Em setembro, a Turquia, que apoia os rebeldes, e a Rússia, aliada do presidente sírio, Bashar al Assad, alcançaram um acordo que evitou uma ofensiva do regime sírio contra Idlib e os territórios adjacentes nas províncias vizinhas de Hama e Aleppo.

A iniciativa previa uma “zona desmilitarizada” para separar os setores insurgentes dos territórios governamentais. Mas algumas condições do pacto não foram respeitadas, especialmente da parte jihadista.

Moscou encarregou a Turquia, que apoia em Idlib a coalizão rebelde da Frente Nacional de Libertação (FNL), de neutralizar as facções mais extremistas, segundo especialistas.

Isto não ocorreu e a HTS lançou no começo de janeiro uma ofensiva contra a FNL, tomando o controle de várias localidades rebeldes, após combates que deixaram mais de 130 mortos dos dois lados, segundo o Observatório Sírio de Direitos Humanos (OSDH).

Na quinta-feira, os jihadistas impuseram aos rebeldes um acordo que dá à HTS o controle de toda a província de Idlib e seus arredores, através de sua administração local, o “Governo da Salvação”.

“Agora, a HTS pode se apresentar perante a Turquia e outros como um interlocutor indispensável em qualquer solução não militar em Idlib”, destacou Sam Heller, analista no centro de reflexão internacional Crisis Group.

A HTS contaria com 25.000 combatentes bem armados, segundo algumas estimativas.

– Um revés para a Turquia? –

A Turquia, que conta com tropas em Idlib e em outras zonas no norte, não reagiu à ofensiva jihadista.

“Para a Turquia, é uma derrota de seus aliados”, confirmou o geógrafo da Universidade de Lyon e especialista em Síria, Fabrice Balanche.

Com o acordo desta quinta-feira, vários setores, inclusive as cidades rebeldes de Maarat al Noman e de Ariha, no sul da província de Idlib, ficam sob domínio jihadista.

As facções do FNL presentes ali, Ahrar al Sham e Suqur al Sham, permanecerão no local, mas sob a supervisão do “governo da salvação”.
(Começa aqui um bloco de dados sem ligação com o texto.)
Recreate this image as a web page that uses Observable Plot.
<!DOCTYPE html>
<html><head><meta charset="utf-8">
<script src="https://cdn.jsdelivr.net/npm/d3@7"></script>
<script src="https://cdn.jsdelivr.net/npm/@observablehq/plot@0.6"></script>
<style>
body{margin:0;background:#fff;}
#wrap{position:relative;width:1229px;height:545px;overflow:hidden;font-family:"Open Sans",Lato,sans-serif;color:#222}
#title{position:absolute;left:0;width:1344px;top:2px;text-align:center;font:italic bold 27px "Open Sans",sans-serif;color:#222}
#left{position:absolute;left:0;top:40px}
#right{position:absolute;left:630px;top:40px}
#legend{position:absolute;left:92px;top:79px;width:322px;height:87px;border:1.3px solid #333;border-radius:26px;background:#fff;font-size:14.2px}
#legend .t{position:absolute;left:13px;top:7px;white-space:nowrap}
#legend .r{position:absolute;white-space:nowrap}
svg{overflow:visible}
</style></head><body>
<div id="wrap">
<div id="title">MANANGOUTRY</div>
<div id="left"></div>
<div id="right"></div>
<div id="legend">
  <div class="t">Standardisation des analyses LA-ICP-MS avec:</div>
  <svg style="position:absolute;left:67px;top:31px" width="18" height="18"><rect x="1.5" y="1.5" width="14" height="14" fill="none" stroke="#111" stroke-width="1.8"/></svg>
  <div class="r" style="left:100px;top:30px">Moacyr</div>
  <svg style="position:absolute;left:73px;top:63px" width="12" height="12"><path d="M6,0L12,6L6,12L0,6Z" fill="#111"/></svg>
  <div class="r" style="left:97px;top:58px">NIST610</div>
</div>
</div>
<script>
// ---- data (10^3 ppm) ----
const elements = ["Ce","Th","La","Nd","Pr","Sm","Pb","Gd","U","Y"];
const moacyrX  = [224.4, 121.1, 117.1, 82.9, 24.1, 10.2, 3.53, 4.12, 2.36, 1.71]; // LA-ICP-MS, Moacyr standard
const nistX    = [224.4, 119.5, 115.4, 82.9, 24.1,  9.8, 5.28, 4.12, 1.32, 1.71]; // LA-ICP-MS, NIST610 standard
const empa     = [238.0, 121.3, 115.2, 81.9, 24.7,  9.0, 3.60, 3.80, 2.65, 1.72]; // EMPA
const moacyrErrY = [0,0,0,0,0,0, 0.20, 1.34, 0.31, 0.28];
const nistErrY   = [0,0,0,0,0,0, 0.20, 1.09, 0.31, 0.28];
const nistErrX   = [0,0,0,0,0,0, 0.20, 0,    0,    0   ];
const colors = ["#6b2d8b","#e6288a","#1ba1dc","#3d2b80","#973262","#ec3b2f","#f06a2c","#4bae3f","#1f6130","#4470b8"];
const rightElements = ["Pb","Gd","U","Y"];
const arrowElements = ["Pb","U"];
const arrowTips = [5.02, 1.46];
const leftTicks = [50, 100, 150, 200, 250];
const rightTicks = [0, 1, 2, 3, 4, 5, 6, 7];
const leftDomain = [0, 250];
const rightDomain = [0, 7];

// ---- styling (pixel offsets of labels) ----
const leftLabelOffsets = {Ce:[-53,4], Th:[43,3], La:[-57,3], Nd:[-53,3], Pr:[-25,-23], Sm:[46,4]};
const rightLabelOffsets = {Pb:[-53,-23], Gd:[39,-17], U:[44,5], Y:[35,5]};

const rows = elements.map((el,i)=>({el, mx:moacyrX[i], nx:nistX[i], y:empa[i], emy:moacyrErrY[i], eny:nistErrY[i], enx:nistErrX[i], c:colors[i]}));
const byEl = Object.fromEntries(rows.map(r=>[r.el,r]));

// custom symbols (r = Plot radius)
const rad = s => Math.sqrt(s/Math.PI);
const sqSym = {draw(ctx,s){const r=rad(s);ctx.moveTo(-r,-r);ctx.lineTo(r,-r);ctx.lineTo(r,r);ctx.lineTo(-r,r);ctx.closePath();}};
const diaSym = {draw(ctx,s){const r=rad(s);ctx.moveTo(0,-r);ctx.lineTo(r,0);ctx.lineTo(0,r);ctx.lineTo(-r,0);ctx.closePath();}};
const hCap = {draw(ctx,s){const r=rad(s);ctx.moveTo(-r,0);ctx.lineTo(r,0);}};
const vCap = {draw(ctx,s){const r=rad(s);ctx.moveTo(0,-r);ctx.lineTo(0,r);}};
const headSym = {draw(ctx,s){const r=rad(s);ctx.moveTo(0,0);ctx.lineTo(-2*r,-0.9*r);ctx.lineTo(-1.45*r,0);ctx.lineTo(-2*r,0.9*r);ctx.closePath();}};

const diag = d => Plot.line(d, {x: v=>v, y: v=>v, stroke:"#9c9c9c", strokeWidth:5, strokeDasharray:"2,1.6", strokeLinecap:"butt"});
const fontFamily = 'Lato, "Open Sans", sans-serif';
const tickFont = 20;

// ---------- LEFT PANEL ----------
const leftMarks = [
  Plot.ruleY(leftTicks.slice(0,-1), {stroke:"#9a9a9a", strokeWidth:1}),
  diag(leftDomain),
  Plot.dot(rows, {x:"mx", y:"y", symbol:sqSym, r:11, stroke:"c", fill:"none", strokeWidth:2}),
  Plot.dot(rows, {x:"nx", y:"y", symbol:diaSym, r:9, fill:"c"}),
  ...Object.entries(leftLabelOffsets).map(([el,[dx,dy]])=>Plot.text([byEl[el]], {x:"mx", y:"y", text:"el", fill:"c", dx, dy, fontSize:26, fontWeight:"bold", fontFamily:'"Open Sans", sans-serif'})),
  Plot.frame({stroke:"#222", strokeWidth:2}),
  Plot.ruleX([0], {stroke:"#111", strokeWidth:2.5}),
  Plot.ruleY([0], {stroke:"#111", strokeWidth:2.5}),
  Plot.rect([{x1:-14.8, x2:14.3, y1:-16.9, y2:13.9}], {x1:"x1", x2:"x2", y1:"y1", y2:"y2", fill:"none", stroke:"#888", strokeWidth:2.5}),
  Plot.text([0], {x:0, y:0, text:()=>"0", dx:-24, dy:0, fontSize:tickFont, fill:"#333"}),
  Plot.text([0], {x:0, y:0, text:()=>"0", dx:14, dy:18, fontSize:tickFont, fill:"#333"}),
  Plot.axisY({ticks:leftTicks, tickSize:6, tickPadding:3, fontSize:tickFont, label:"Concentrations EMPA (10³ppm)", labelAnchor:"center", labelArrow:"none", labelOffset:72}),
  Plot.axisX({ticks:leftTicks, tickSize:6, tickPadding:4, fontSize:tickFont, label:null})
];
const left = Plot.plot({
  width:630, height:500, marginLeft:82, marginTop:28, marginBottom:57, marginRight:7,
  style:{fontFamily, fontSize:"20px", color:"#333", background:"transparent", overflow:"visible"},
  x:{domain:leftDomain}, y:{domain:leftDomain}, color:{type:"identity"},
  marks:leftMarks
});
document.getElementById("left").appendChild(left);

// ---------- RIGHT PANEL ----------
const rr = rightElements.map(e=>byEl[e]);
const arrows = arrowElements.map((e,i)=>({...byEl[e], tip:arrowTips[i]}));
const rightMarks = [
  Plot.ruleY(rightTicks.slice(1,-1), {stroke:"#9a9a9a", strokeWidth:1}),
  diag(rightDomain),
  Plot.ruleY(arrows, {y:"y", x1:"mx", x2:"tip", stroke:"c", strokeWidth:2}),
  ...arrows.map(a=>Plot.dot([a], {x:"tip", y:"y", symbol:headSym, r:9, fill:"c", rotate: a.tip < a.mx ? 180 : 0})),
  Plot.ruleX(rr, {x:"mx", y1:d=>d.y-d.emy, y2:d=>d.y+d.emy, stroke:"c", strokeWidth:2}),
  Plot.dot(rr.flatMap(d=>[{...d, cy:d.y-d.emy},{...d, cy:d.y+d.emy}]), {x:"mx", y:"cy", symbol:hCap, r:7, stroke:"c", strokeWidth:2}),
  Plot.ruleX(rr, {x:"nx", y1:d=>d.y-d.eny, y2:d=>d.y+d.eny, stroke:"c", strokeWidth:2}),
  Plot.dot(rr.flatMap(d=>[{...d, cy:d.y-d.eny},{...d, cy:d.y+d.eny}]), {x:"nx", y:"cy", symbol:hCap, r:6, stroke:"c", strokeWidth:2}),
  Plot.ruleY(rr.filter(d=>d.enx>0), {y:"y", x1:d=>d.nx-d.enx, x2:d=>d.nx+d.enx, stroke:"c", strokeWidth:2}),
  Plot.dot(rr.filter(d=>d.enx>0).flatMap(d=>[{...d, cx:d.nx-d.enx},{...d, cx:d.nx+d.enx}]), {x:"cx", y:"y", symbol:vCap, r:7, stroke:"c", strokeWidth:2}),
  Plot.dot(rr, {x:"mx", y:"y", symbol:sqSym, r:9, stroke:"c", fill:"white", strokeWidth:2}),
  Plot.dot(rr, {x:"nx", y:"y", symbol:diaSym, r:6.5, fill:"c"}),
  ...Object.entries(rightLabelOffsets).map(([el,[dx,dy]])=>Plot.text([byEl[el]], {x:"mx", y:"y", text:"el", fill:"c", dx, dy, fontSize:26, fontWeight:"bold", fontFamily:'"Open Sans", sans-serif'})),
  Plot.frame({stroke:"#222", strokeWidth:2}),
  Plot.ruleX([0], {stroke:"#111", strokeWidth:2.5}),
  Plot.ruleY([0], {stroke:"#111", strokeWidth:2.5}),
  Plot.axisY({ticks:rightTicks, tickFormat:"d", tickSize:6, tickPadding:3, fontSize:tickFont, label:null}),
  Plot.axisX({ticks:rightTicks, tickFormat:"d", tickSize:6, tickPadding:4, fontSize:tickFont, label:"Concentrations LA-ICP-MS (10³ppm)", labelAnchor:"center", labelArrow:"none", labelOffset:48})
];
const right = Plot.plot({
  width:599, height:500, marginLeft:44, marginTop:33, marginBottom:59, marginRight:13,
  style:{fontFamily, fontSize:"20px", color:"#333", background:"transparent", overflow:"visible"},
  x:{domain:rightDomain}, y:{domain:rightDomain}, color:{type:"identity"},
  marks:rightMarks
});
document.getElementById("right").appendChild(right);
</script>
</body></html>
Os rebeldes que rechaçam o poder jihadista poderão emigrar para territórios insurgentes pró-turcos perto da fronteira turca.

É o caso do grupo Nuredin al Zinki, cujos combatentes derrotados pela HTS se refugiaram no enclave de Afrin (província vizinha a Aleppo), conquistada pelos rebeldes pró-turcos no ano passado.

A Turquia apoia as facções sírias que a respaldam em suas operações militares contra as Unidades de Proteção Popular (YPG), principal milícia curda da Síria.

O governo turco ameaça desde dezembro lançar uma ofensiva contra esta milícia implantada no nordeste sírio. O principal obstáculo para o ataque é a presença de tropas americanas no setor.

Mas a retirada destas, iniciada na quinta-feira, após a decisão do presidente dos Estados Unidos, Donald Trump, poderia mudar a situação.

– O regime vai atacar? –

O fortalecimento dos jihadistas demonstra que as disposições do acordo russo-turco não foram respeitadas.

Estas violações poderiam servir como pretexto ao regime sírio para reativar uma ofensiva contra Idlib, onde vivem três milhões de pessoas.

Um ataque poderia provocar uma catástrofe humanitária em larga escala. A Turquia, que já abriga em seu território 3,6 milhões de refugiados sírios, quer evitar a todo custo uma violência que provocaria uma nova onda afluência de refugiados em sua fronteira.

Mas com a retirada as tropas americanas e a aproximação entre as forças curdas e Damasco, Idlib não é a prioridade do regime, avaliou Balanche.

“Recuperar o leste da Síria é mais importante. Há petróleo e isto será mais fácil politicamente”, explicou o especialista, em alusão aos territórios e os campos de petróleo, controlados pelos curdos.

Segundo Balanche, Moscou utiliza a Turquia “para pressionar os americanos com a finalidade de deixarem o nordeste da Síria”.

Na quinta-feira, as autoridades turcas reagiram às recentes declarações dos Estados Unidos, consideradas como um retrocesso, e ameaçaram lançar sua ofensiva contra as forças curdas se a retirada se prolongar.